La speranza di tutti

Gioacchino da Fiore, Mario del Rio Olive e Barack Obama

domenica 10 ottobre 2010.
 

Un giorno Mario del Rio Olive, fiume che attraversa la Valle degli Ulivi, cadde da cavallo nella Città eterna; folgorato dall’immagine d’un pesce bianco, simbolo di pace e stabilità.

Mario, che come tutti i comunisti era accusato di mangiare bambini a colazione, tosto si convertì.

S’avvicinò ai pastori delle diocesi, progressivamente moderandosi e fortificandosi nello spirito.

Divisa la Democrazia cristiana, nella provincia di Cosenza guidò il cammino verso l’unione dei compagni coi discepoli, tenendo ferme le redini della carovana.

Fece un sogno, una notte di giugno, ai piedi d’un pino solitario, affacciato agli orli d’un altopiano percorso da mezzi della Valle del Crati, diretti nel giardino di Vetrano. Gli apparve un angelo che gli chiese di diventare il governatore della Provincia di Cosenza.

Spaventato, chiese consigli al "pontefice" Massimo. Lo stesso "pontefice" che richiama oggi una questione di Croce (non possiamo non dirci cristiani), seduto col cardinale Camillo Ruini e l’epistemologo Marcello Pera, teorico delle radici prime d’Europa.

Massimo, il "pontefice", pontificò per il bene della comunità, e Mario del Rio Olive si cimentò nella prova d’ Abramo.

Condusse con mano retta il governo della Provincia bruzia, ma non assunse un’aperta posizione politica di lontanza dal consigliere Luigi Garofalo, di cui il pubblico ministero Vincenzo Luberto ha chiesto la condanna per concorso esterno in associazione mafiosa.

Spiegò, a un convegno su Gioacchino da Fiore, Barack Obama e don Luigi Nicoletti, che in assenza di condanna, al consigliere si può dir nulla.
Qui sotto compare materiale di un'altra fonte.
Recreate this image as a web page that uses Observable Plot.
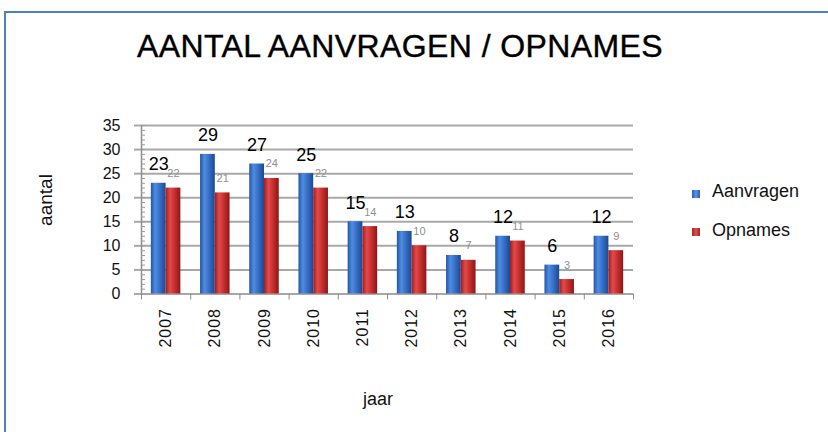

Per Mario del Rio Olive, in precedenza era arrivato un altro segno dei tempi: l’immagine, nel sonno, d’un bastone per condurre il suo gregge.

Lo aveva interpretato come volontà primaria d’un secondo mandato a Cosenza, per il cui territorio serve sempre una perizia da primario, "Primarie aperte" in discussione.

Al democratico, si imputarono miracoli impensabili: le strade, le rotonde, i camper per mammografia e tante ottime cose ancora, adatte a rifornire le genti del carburante della vita.

Fu così che nella sua San Giovanni in Fiore e provincia, gli crebbe l’aura che cerco, di guaritore della cosa pubblica, financo ricevendo l’invito all’ingresso di Omaba alla Casa Bianca.

Di spirito profetico dotato, è certamente il patrono di noi tutti, e a lui mi rivolgo, in preghiera riverente, affinché giunga presto la "terza Età" dell’abate Gioacchino.

Allora, San Giovanni in Fiore sarà colma di gioia e illuminata: scompariranno tutti i precari e disperati, cesseranno le discariche e "la carità non avrà mai fine".